■「病気になったことはない」

 事故が起きたのは土曜日だった。マルケビッチさんは地元の高校で教壇に立っていた。その時は付近で発生した爆発が、町とそこに住む人々の生活を永遠に変えてしまうとは夢にも思っていなかった。

「バスや軍の車両がプリピャチ(Pripyat)に向かって走って行ったので、何かが起きたということは分かった」とマルケビッチさん。プリピャチは、チェルノブイリ原発から3キロの場所にある原発作業員らが暮らす町だ。マルケビッチさんは「私たちには誰も何も言わなかった。沈黙があるだけだった」と当時を振り返った。

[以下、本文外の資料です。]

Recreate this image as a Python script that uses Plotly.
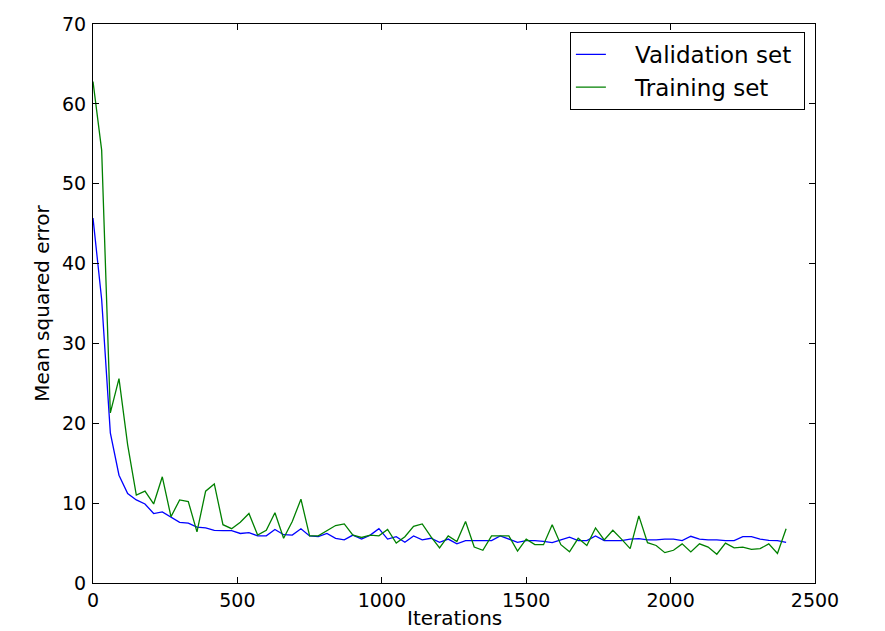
import plotly.graph_objects as go

iterations = list(range(0, 2401, 30))

validation = [
    45.7, 35.5, 18.8, 13.5, 11.2, 10.4, 9.9, 8.7, 8.9, 8.2,
    7.6, 7.5, 7.0, 6.9, 6.6, 6.55, 6.55, 6.2, 6.3, 5.9,
    5.9, 6.7, 6.05, 6.0, 6.8, 5.9, 5.8, 6.2, 5.6, 5.4,
    6.0, 5.5, 6.0, 6.8, 5.5, 5.8, 5.1, 5.9, 5.4, 5.6,
    5.1, 5.5, 4.9, 5.3, 5.3, 5.3, 5.3, 5.9, 5.5, 5.1,
    5.3, 5.3, 5.2, 5.05, 5.4, 5.75, 5.3, 5.3, 5.9, 5.3,
    5.3, 5.3, 5.5, 5.55, 5.4, 5.4, 5.5, 5.5, 5.3, 5.85,
    5.5, 5.4, 5.4, 5.3, 5.3, 5.8, 5.8, 5.5, 5.35, 5.3,
    5.1,
]

training = [
    62.8, 54.2, 21.3, 25.6, 17.3, 11.0, 11.5, 9.9, 13.3, 8.3,
    10.4, 10.2, 6.4, 11.5, 12.4, 7.3, 6.8, 7.6, 8.7, 6.0,
    6.6, 8.8, 5.6, 7.7, 10.5, 5.9, 5.9, 6.5, 7.2, 7.4,
    6.0, 5.7, 6.0, 5.9, 6.7, 5.0, 5.8, 7.1, 7.4, 5.8,
    4.4, 5.9, 5.2, 7.7, 4.5, 4.1, 5.9, 5.9, 5.9, 4.0,
    5.5, 4.8, 4.8, 7.3, 4.8, 3.9, 5.6, 4.7, 6.9, 5.4,
    6.6, 5.5, 4.3, 8.4, 5.05, 4.7, 3.8, 4.1, 4.9, 3.9,
    4.9, 4.5, 3.6, 5.0, 4.4, 4.5, 4.2, 4.3, 4.9, 3.7,
    6.8,
]

series_names = ["Validation set", "Training set"]
x_title = "Iterations"
y_title = "Mean squared error"
x_ticks = [0, 500, 1000, 1500, 2000, 2500]
y_ticks = [0, 10, 20, 30, 40, 50, 60, 70]

lead = "\u00a0" * 3 + "\u200a"
trail = "\u00a0"

fig = go.Figure()
fig.add_trace(go.Scatter(x=iterations, y=validation, mode="lines",
                         name=lead + series_names[0] + trail,
                         line=dict(color="#0000ff", width=1.3)))
fig.add_trace(go.Scatter(x=iterations, y=training, mode="lines",
                         name=lead + series_names[1] + trail,
                         line=dict(color="#008000", width=1.3)))

axis_common = dict(
    showline=True, linecolor="black", linewidth=1.2, mirror="ticks",
    ticks="inside", ticklen=6, tickcolor="black", tickwidth=1,
    showgrid=False, zeroline=False, automargin=False,
    tickfont=dict(family="DejaVu Sans", size=19, color="black"),
)

fig.update_layout(
    width=885, height=631,
    margin=dict(l=93, r=70, t=24, b=48),
    paper_bgcolor="white", plot_bgcolor="white",
    font=dict(family="DejaVu Sans", size=19, color="black"),
    xaxis=dict(range=[0, 2500], tickvals=x_ticks, **axis_common),
    yaxis=dict(range=[0, 70], tickvals=y_ticks,
               ticklabelstandoff=2,
               title=dict(text=y_title, standoff=6,
                          font=dict(family="DejaVu Sans", size=20)),
               **axis_common),
    legend=dict(x=0.986, y=0.986, xanchor="right", yanchor="top",
                bordercolor="black", borderwidth=1, bgcolor="white",
                font=dict(family="DejaVu Sans", size=23)),
    showlegend=True,
    annotations=[dict(text=x_title, xref="paper", yref="paper",
                      x=0.5, y=-0.062, xanchor="center", yanchor="middle",
                      showarrow=False,
                      font=dict(family="DejaVu Sans", size=20, color="black"))],
)

fig.write_html("out.html")
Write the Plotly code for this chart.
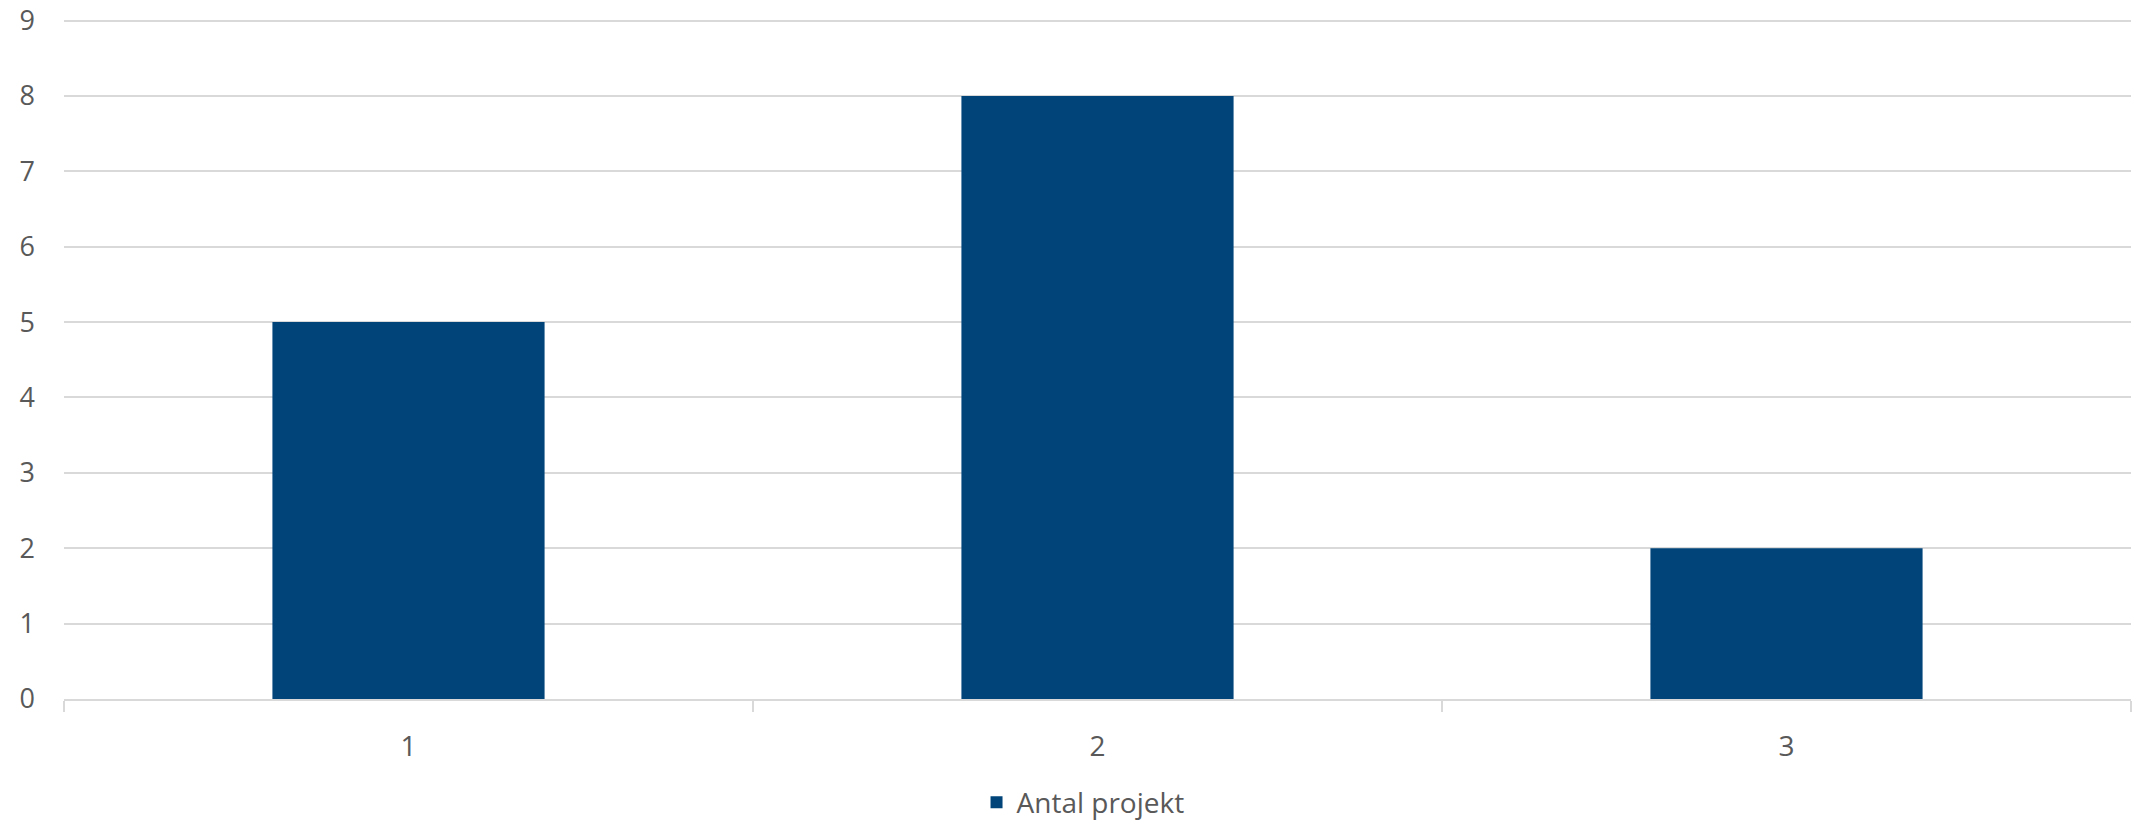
import plotly.graph_objects as go

categories = ["1", "2", "3"]
values = [5, 8, 2]
series_name = "Antal projekt"
y_ticks = [0, 1, 2, 3, 4, 5, 6, 7, 8, 9]

fig = go.Figure()
fig.add_trace(go.Bar(x=categories, y=values, name=series_name,
                     marker=dict(color="#01447A", line=dict(width=0))))

font_color = "#595959"
fig.update_layout(
    width=2133, height=820,
    margin=dict(l=64, r=2, t=13, b=121, autoexpand=False),
    paper_bgcolor="white", plot_bgcolor="white",
    font=dict(family="Open Sans", size=27, color=font_color),
    bargap=0.605,
    showlegend=True,
    legend=dict(orientation="h", x=0.493, xanchor="center", y=-0.151, yanchor="middle",
                font=dict(size=28, color=font_color), itemwidth=30),
)
fig.update_xaxes(type="category", range=[-0.5, len(categories) - 0.5],
                 showgrid=False, showline=True, linecolor="#d9d9d9", linewidth=2,
                 ticks="outside", tickson="boundaries", ticklen=11, tickcolor="#d9d9d9", tickwidth=2,
                 ticklabelstandoff=21, tickfont=dict(size=28, color=font_color), automargin=False)
fig.update_yaxes(range=[0, 9.1], tickvals=y_ticks, showgrid=True,
                 gridcolor="#d9d9d9", gridwidth=2,
                 zeroline=False, showline=False, ticks="", ticklabelstandoff=28,
                 tickfont=dict(size=27, color=font_color), automargin=False)

fig.write_html("out.html", config={"displayModeBar": False},
               post_script="document.body.style.margin='0';")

 同年マルケビッチさんは、他の住人約11万6000人と共に強制避難させられた。しかしすぐに帰宅したいと思うようになり、居住禁止区域に戻る口実を考え始めた。「ある時は船乗りのふりをした。またある時は自分はオイルの配送を監視する警察官だと言った」

 このようにして居住禁止区域に入ったある時、マルケビッチさんは放射能監視所の責任者に出会った。仕事をくれるよう願い出たところその場で就職が決まり、それ以降一度もその区域から出たことはない。汚染された土地で育った野菜を何年も食べ続けているが病気になったことはないという。もっとも、「多少のリスクはあるけどね」とマルケビッチさんは認めた。